Medicaid expenditures from the recent past help frame a vision of the future for the Kaiser Commission on Medicaid and the Uninsured and the Urban Institute, both in Washington, DC. Armed with Medicaid enrollment figures from 1997 and 1998, the two groups predict Medicaid spending will grow in the coming years, as much as 10% in the near future due to rising health care costs, most particularly prescription drug costs.
"The Congressional Budget Office projects federal Medicaid spending to grow by an average annual rate of 8.6% from 2001 to 2011," according to the groups’ recent publication — Medicaid Spending Growth Remained Modest in 1998, But Likely Headed Upward. "The reasons behind both actual and projected cost increases include enrollment growth, escalating prescription drug costs, demands for higher provider payments, health care price inflation, and states’ increasing use of [Disproportionate Share]-like funding mechanisms."
The future is unlikely to ever shake the doubts thrown in its path by the economy. At times, the economy is stable and predictions are easier. But the country, and perhaps the world, is entering a period of increasing economic doubt. Will these Medicaid figures hold up in the coming years?
"You can’t forecast that with real precision," John Holahan, one of the paper’s authors, tells State Health Watch. "Now hitting the Medicaid program is what is coming out at the end of a boom. . . . If it slows, more people will be eligible and we’ll get more enrollment and states will be under budget pressures. What will they do? They may not have revenues to keep up. We may see states constraining enrollment; eligibility thresholds could be constrained."
In this scenario, Mr. Holahan adds, "Health care inflation is going up, enrollment is going up, with a big hit from prescription drug costs. It could hit the Medicaid program pretty hard."
States will continue to use upper payment limit arrangements to draw down more federal funds, according to the Kaiser Commission. "As states seek new revenues from all sources, the Medicaid program has been identified as a way to obtain additional federal funds to replace state matching funds. While Congress has curbed the practice, states are allowed some continued use of this financing tool. The current economic slowdown is likely to encourage states to use these and similar mechanisms for more revenue."
Turning Point, a project by the National Association of County and City Health Officials in Washington, DC, has set its sights higher than the next two or three years as it seeks to make fundamental changes in a health care and policy-making system that it sees as having gone off course. The future to Turning Point participants is one in which integrates as much input into the public’s health as possible. Because the public and many policy-makers do not understand the current health care system, Turning Point contends the current system has fallen into what its officials call "a state of chronic financial neglect" and cannot protect Americans from major causes of death and disease. To change this pattern of neglect and illness, state and federal health policy need to include more and more input from all corners of society, Turning Point officials say.
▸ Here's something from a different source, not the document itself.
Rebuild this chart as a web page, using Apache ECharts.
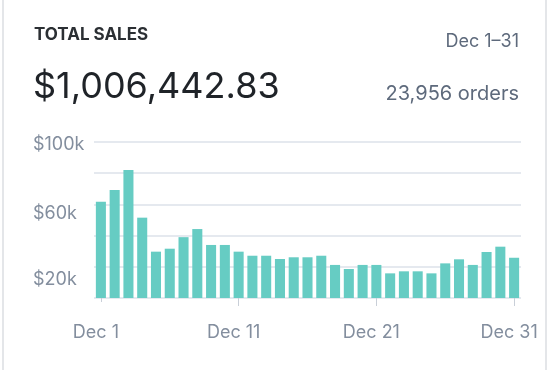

"We need to know more across communities, not just states," Vincent Lafronza, Turning Point National Program office director, tells SHW. "How do people go about assessing and monitoring and reporting collaboratively, and move away from just tracking diseases?"
The public health care system’s future for Turning Point (for more information about the project, go to www.naccho.org/project30.cfm) is a place in which more voices affect policy than are currently allowed.
"The most important theme of this kind of work, and other national movements, is seeing the return of civic engagement as opposed to looking at disease-based models of institutional work," Mr. Lafronza says.